Obituários são espaços nos jornais para reverenciar figuras notórias, não necessariamente notáveis. Políticos, influenciadores digitais, famosos e famosas em geral têm facilidade em assegurar seus momentos de popularidade e se morrem durante eles, não faltará quem isso pranteie e lhes faça rasgados elogios.
O tempo senhor da razão se encarrega de dar a merecida destinação final à prosaria melosa dessa seção jornalística que no universo de caracteres e imagens que falecem já ao serem impressos, é o território de celebrar na morte a vida que se extinguiu. Antônio Carelli não foi político; muito menos celebridade do mundo virtual. Porém, é agora nota de óbito que, infelizmente, não se estampa com alarde na imprensa e corre até o risco de não figurar nesses jornalecos chapa-branca que se digladiam por aqui em ferrenha competição de asneira. Foi um artista plástico que por seu esforço notável se fez mestre na pintura, no desenho, na cerâmica, no mosaico, no muralismo. E merece ser nomeado como mestre de seus numerosos alunos que se tornaram seus discípulos.
Feito pintor renascentista, Carelli franqueava seu atelier para os jovens artistas com ele aprenderem esse seu ofício que soube respeitar e dignificar como só os notáveis conseguem. Teve a humildade e a generosidade de compartilhar com gente tão mais jovem sua enorme cultura e mais que ela, seu exemplo de retidão moral, de honestidade, total lisura no trabalhar sem jamais se desviar do caminho justo, sem se encantar com a fama fácil e efêmera que tamanha sedução exerce sobre as almas ambiciosas que muito mais do que fazer obra notável, querem é desfrutar do sucesso rápido e embriagador no circuito artístico que é um liquidificador de egos ligado o tempo inteiro na rotação máxima.
Antônio Carelli imortalizou a paisagem do Litoral Norte em pinturas magistrais, cuja beleza serena e séria rivaliza com aquilo que retrataram. Sua obra se insere na tradição da melhor pintura mundial e quem a admira com prazer de imediato se recorda da obra dos mestres impressionistas, fauvistas e expressionistas.
Morando em Caraguatatuba desde 1986, virou caiçara e promotor da arte local na metrópole.

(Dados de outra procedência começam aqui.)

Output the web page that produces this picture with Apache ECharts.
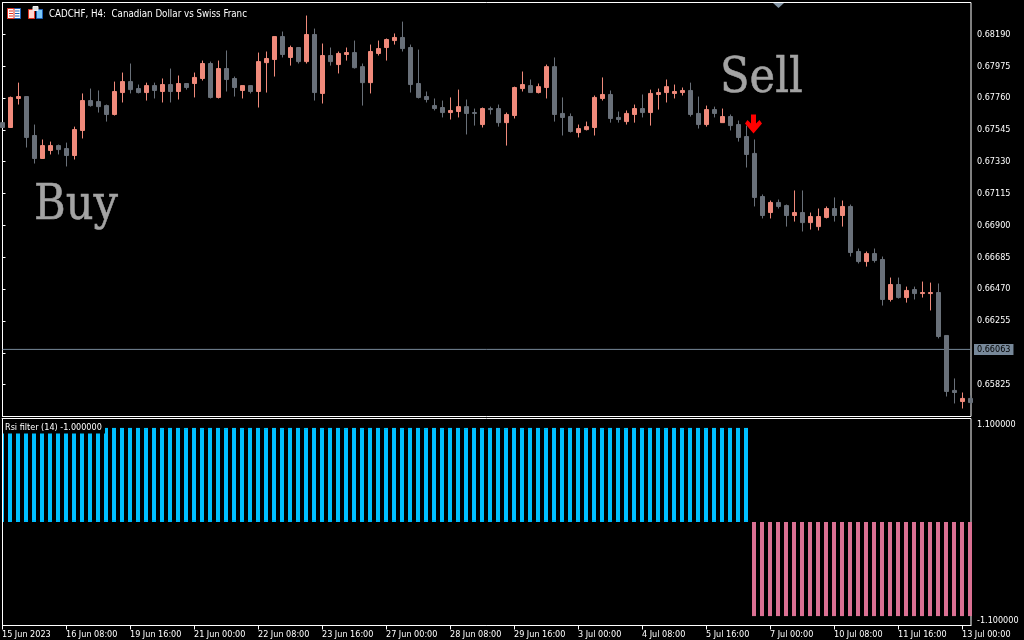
<!DOCTYPE html>
<html><head><meta charset="utf-8"><style>html,body{margin:0;background:#000}#c{width:1024px;height:640px}</style>
<script src="https://cdn.jsdelivr.net/npm/echarts@6/dist/echarts.min.js"></script></head>
<body><div id="c"></div><script>
const opens=[.67594,.67561,.67757,.67770,.67507,.67352,.67406,.67439,.67419,.67372,.67541,.67743,.67736,.67709,.67649,.67797,.67871,.67824,.67797,.67844,.67804,.67851,.67804,.67858,.67858,.67892,.67993,.67764,.67959,.67892,.67811,.67844,.67804,.67999,.68020,.68175,.68034,.68101,.68006,.68189,.67791,.68047,.67986,.68054,.68067,.67972,.67864,.68061,.68101,.68148,.68169,.68101,.67858,.67770,.67709,.67696,.67662,.67669,.67702,.67662,.67581,.67689,.67689,.67594,.67642,.67824,.67844,.67797,.67831,.67972,.67656,.67635,.67527,.67547,.67561,.67757,.67784,.67629,.67601,.67649,.67689,.67662,.67784,.67797,.67791,.67797,.67811,.67656,.67581,.67682,.67594,.67635,.67581,.67500,.67386,.67095,.66987,.67055,.67034,.66967,.66987,.66919,.66892,.66954,.67014,.66967,.67028,.66724,.66656,.66710,.66670,.66400,.66501,.66413,.66467,.66440,.66440,.66447,.66157,.65786,.65711,.65732];
const closes=[.67561,.67764,.67770,.67494,.67352,.67439,.67439,.67412,.67372,.67547,.67743,.67709,.67702,.67649,.67804,.67871,.67817,.67797,.67844,.67811,.67851,.67804,.67858,.67831,.67899,.67993,.67764,.67959,.67885,.67831,.67844,.67804,.68006,.68027,.68175,.68054,.68101,.68006,.68189,.67797,.68047,.68006,.68061,.68067,.67965,.67864,.68074,.68094,.68155,.68169,.68094,.67851,.67764,.67750,.67689,.67662,.67676,.67702,.67656,.67656,.67689,.67682,.67594,.67649,.67831,.67851,.67797,.67837,.67972,.67649,.67629,.67534,.67554,.67567,.67764,.67784,.67622,.67615,.67656,.67689,.67662,.67791,.67797,.67837,.67804,.67811,.67649,.67581,.67682,.67656,.67635,.67574,.67494,.67379,.67089,.66967,.67055,.67028,.66967,.66987,.66919,.66960,.66960,.67014,.66967,.67028,.66717,.66656,.66710,.66663,.66400,.66501,.66413,.66461,.66440,.66447,.66447,.66150,.65779,.65772,.65732,.65704];
const lows=[.67561,.67561,.67716,.67426,.67318,.67352,.67379,.67379,.67298,.67345,.67487,.67702,.67662,.67601,.67642,.67730,.67791,.67791,.67743,.67757,.67730,.67730,.67750,.67817,.67764,.67878,.67757,.67757,.67804,.67770,.67757,.67791,.67696,.67797,.67905,.68034,.67979,.67993,.67993,.67743,.67723,.67979,.67926,.68013,.67959,.67709,.67791,.68047,.68013,.68121,.68074,.67797,.67757,.67730,.67676,.67629,.67615,.67629,.67514,.67574,.67561,.67649,.67567,.67439,.67622,.67804,.67797,.67791,.67757,.67601,.67507,.67527,.67494,.67541,.67507,.67743,.67594,.67594,.67581,.67594,.67629,.67574,.67682,.67730,.67757,.67777,.67635,.67554,.67567,.67629,.67594,.67541,.67466,.67291,.67028,.66947,.66947,.67014,.66892,.66926,.66859,.66872,.66866,.66947,.66926,.66892,.66690,.66643,.66622,.66649,.66359,.66386,.66406,.66379,.66400,.66413,.66326,.66137,.65745,.65698,.65664,.65691];
const highs=[.67594,.67770,.67864,.67770,.67581,.67480,.67466,.67446,.67459,.67567,.67791,.67824,.67811,.67716,.67871,.67932,.67993,.67851,.67864,.67864,.67892,.67959,.67912,.67858,.67932,.68013,.68006,.68013,.68081,.67905,.67844,.67844,.68067,.68074,.68175,.68209,.68114,.68101,.68317,.68229,.68128,.68101,.68074,.68101,.68148,.67993,.68121,.68148,.68162,.68196,.68276,.68121,.68087,.67804,.67757,.67743,.67764,.67817,.67750,.67689,.67696,.67702,.67716,.67662,.67837,.67939,.67885,.67858,.67986,.68034,.67764,.67656,.67581,.67601,.67777,.67899,.67811,.67669,.67676,.67716,.67784,.67817,.67824,.67885,.67851,.67831,.67864,.67770,.67709,.67702,.67689,.67649,.67608,.67574,.67480,.67109,.67068,.67075,.67041,.67136,.67136,.66987,.67014,.67028,.67089,.67068,.67041,.66744,.66724,.66744,.66690,.66548,.66548,.66487,.66487,.66521,.66514,.66508,.66157,.65867,.65772,.65752];
const signal=[1,1,1,1,1,1,1,1,1,1,1,1,1,1,1,1,1,1,1,1,
1,1,1,1,1,1,1,1,1,1,1,1,1,1,1,1,1,1,1,1,
1,1,1,1,1,1,1,1,1,1,1,1,1,1,1,1,1,1,1,1,
1,1,1,1,1,1,1,1,1,1,1,1,1,1,1,1,1,1,1,1,
1,1,1,1,1,1,1,1,1,1,1,1,1,1,
-1,-1,-1,-1,-1,-1,-1,-1,-1,-1,-1,-1,-1,-1,-1,-1,-1,-1,-1,-1,
-1,-1,-1,-1,-1,-1,-1,-1];
const timeLabels=['15 Jun 2023','16 Jun 08:00','19 Jun 16:00','21 Jun 00:00','22 Jun 08:00','23 Jun 16:00','27 Jun 00:00','28 Jun 08:00','29 Jun 16:00','3 Jul 00:00','4 Jul 08:00','5 Jul 16:00','7 Jul 00:00','10 Jul 08:00','11 Jul 16:00','13 Jul 00:00'];
const bidPrice=0.66063;
const arrowBar=94, arrowPrice=0.67585;
const titleText='CADCHF, H4:  Canadian Dollar vs Swiss Franc';
const subLabel='Rsi filter (14) -1.000000';

const UP='#F08A7B',DOWN='#697079',F='"DejaVu Sans Condensed","DejaVu Sans",sans-serif',SERIF='"DejaVu Serif Condensed","DejaVu Serif",serif';
const lab={color:'#fff',fontFamily:F,fontSize:9};
const chart=echarts.init(document.getElementById('c'),null,{renderer:'canvas'});
const rect=(x,y,w,h,fill,stroke)=>({type:'rect',z:100,shape:{x,y,width:w,height:h},style:{fill:fill||'none',stroke:stroke||'none',lineWidth:1}});
const XMAX=121.0625;
chart.setOption({
 animation:false,backgroundColor:'#000',
 grid:[
  {left:2.5,top:2.5,width:968.5,height:414,outerBoundsMode:'none',show:true,borderColor:'#fff',borderWidth:1,backgroundColor:'#000'},
  {left:2,top:418.5,width:969,height:207,outerBoundsMode:'none',show:true,borderColor:'#fff',borderWidth:1,backgroundColor:'#000'}],
 xAxis:[
  {gridIndex:0,type:'value',min:0,max:XMAX,interval:8,show:false,splitLine:{show:false}},
  {gridIndex:1,type:'value',min:0,max:121.125,interval:8,splitLine:{show:false},
   axisLine:{onZero:false,lineStyle:{color:'#fff'}},axisTick:{length:4,lineStyle:{color:'#fff'}},
   axisLabel:Object.assign({},lab,{align:'left',margin:5,hideOverlap:false,showMaxLabel:false,formatter:v=>timeLabels[v/8]||''})}],
 yAxis:[
  {gridIndex:0,type:'value',position:'right',min:0.6561,max:0.68405,interval:0.00215,scale:true,splitLine:{show:false},
   axisLine:{show:true,lineStyle:{color:'#fff'}},axisTick:{show:true,length:3,lineStyle:{color:'#fff'}},
   axisLabel:Object.assign({},lab,{margin:6,showMinLabel:false,showMaxLabel:false,formatter:v=>v.toFixed(5)})},
  {gridIndex:1,type:'value',position:'right',min:-1.1,max:1.1,interval:2.2,splitLine:{show:false},
   axisLine:{show:true,lineStyle:{color:'#fff'}},axisTick:{show:true,length:3,lineStyle:{color:'#fff'}},
   axisLabel:Object.assign({},lab,{margin:6,padding:[2,0,0,0],verticalAlignMaxLabel:'top',verticalAlignMinLabel:'bottom',formatter:v=>v.toFixed(6)})}],
 series:[
  {type:'line',xAxisIndex:0,yAxisIndex:0,z:1,symbol:'none',silent:true,data:[[0,bidPrice],[XMAX,bidPrice]],
   lineStyle:{color:'#778899',width:1},
   endLabel:{show:true,distance:3,formatter:()=>bidPrice.toFixed(5),backgroundColor:'#778899',color:'#000',fontFamily:F,fontSize:9,padding:[1,3,0,3],lineHeight:10}},
  {type:'candlestick',xAxisIndex:0,yAxisIndex:0,z:2,barWidth:4,encode:{x:0,y:[1,2,3,4]},clip:true,
   data:opens.map((o,i)=>[i,o,closes[i],lows[i],highs[i]]),
   itemStyle:{color:UP,color0:DOWN,borderColor:UP,borderColor0:DOWN,borderWidth:1}},
  {type:'scatter',xAxisIndex:0,yAxisIndex:0,z:5,symbol:'path://M6,0 L11,0 L11,9 L14.5,5.5 L17,9 L8.5,19 L0,9 L2.5,5.5 L6,9 Z',symbolSize:[17,19],symbolOffset:[-1,0],itemStyle:{color:'#ff0000',opacity:1},data:[[arrowBar,arrowPrice]]},
  {type:'bar',xAxisIndex:1,yAxisIndex:1,barWidth:4,clip:true,data:signal.map((v,i)=>[i,v]),
   itemStyle:{color:p=>p.value[1]>0?'#00BFFF':'#DB7093'}}],
 graphic:[
  rect(0,419,2,207,'#000'),
  rect(2,418,1,208,'#fff'),
  {type:'text',z:100,x:49,y:9,style:{text:titleText,fill:'#fff',font:'9.7px '+F}},
  rect(3,422.5,102,11,'#000'),
  {type:'text',z:101,x:5,y:423,style:{text:subLabel,fill:'#fff',font:'9px '+F}},
  {type:'text',z:100,x:34,y:183,style:{text:'Buy',fill:'#A3A3A3',stroke:'#A3A3A3',lineWidth:0.5,font:'48px '+SERIF}},
  {type:'text',z:100,x:720,y:56,style:{text:'Sell',fill:'#A3A3A3',stroke:'#A3A3A3',lineWidth:0.5,font:'48px '+SERIF}},
  {type:'polygon',z:100,shape:{points:[[773,3],[784,3],[778.5,8]]},style:{fill:'#8495A5'}},
  rect(7.5,8.5,13,10,'#fff','#1f5fb5'),rect(7.5,8.5,6.5,10,'#fff','#e03020'),
  rect(9,10.5,4,1,'#e03020'),rect(9,13,4,1,'#e03020'),rect(9,15.5,4,1,'#e03020'),
  rect(15,10.5,4.5,1,'#1f5fb5'),rect(15,13,4.5,1,'#1f5fb5'),rect(15,15.5,4.5,1,'#1f5fb5'),
  rect(28.5,9.5,6,9,'#ffd8d0','#e03020'),rect(36.5,9.5,6,9,'#7cc8f8','#1f5fb5'),
  rect(33,6.5,5,4,'#ddd','#eee')
 ]
});
</script></body></html>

O projeto Arte Litoral Norte é de sua autoria e sob sua batuta agrupou os melhores artistas da região para mostrarem seu trabalho em São Paulo, em palco privilegiado de exibição.
Sua última individual aconteceu em 2019 em São Sebastião e foi documentada pela foto em foco.
Esse final de semana que deveria ser carnavalesco é pois duplamente triste: pela pandemia do coronavírus que faz uma matança desgraçada no Brasil desprotegido por causa da incúria e maldade bolsonarista que assassinou junto nossa alegria e a própria alegria do carnaval ora interditado e impossível, e pelo falecimento desse artista aos noventa e cinco anos, de fala mansa, recatada, quase inaudível, mas de uma obra monumental, proclamando a sua genialidade.
Seus enlutados seguidores e seus admiradores de agora e do futuro saberão cultuar seu rico legado e levá-lo adiante para o desfrute das próximas gerações.
Como modesto tributo pela memória de Antônio Carelli, esta foto em foco sai sem foto e sai de luto.
Nós que continuamos precisamos enaltecer os que são dignos e ainda vivem. Sem expor desde 2015, Maria Isolina Duarte, a Pituca, deve ser lembrada e festejada nos seus oitenta anos completados em novembro passado. Ela é a pintora da ilha, mestra em retratar criticamente a transformação de Ilhabela impactada pela especulação imobiliária e pelo turismo predatório. E falando de mestra, a Maria Cláudia França, a Crau da ilha, foi consagrada, muitíssimo condignamente pelo 36º Troféu Angelo Agostini da Associação de Quadrinhistas e Caricaturistas do Estado de São Paulo, como Mestra do Quadrinho Nacional.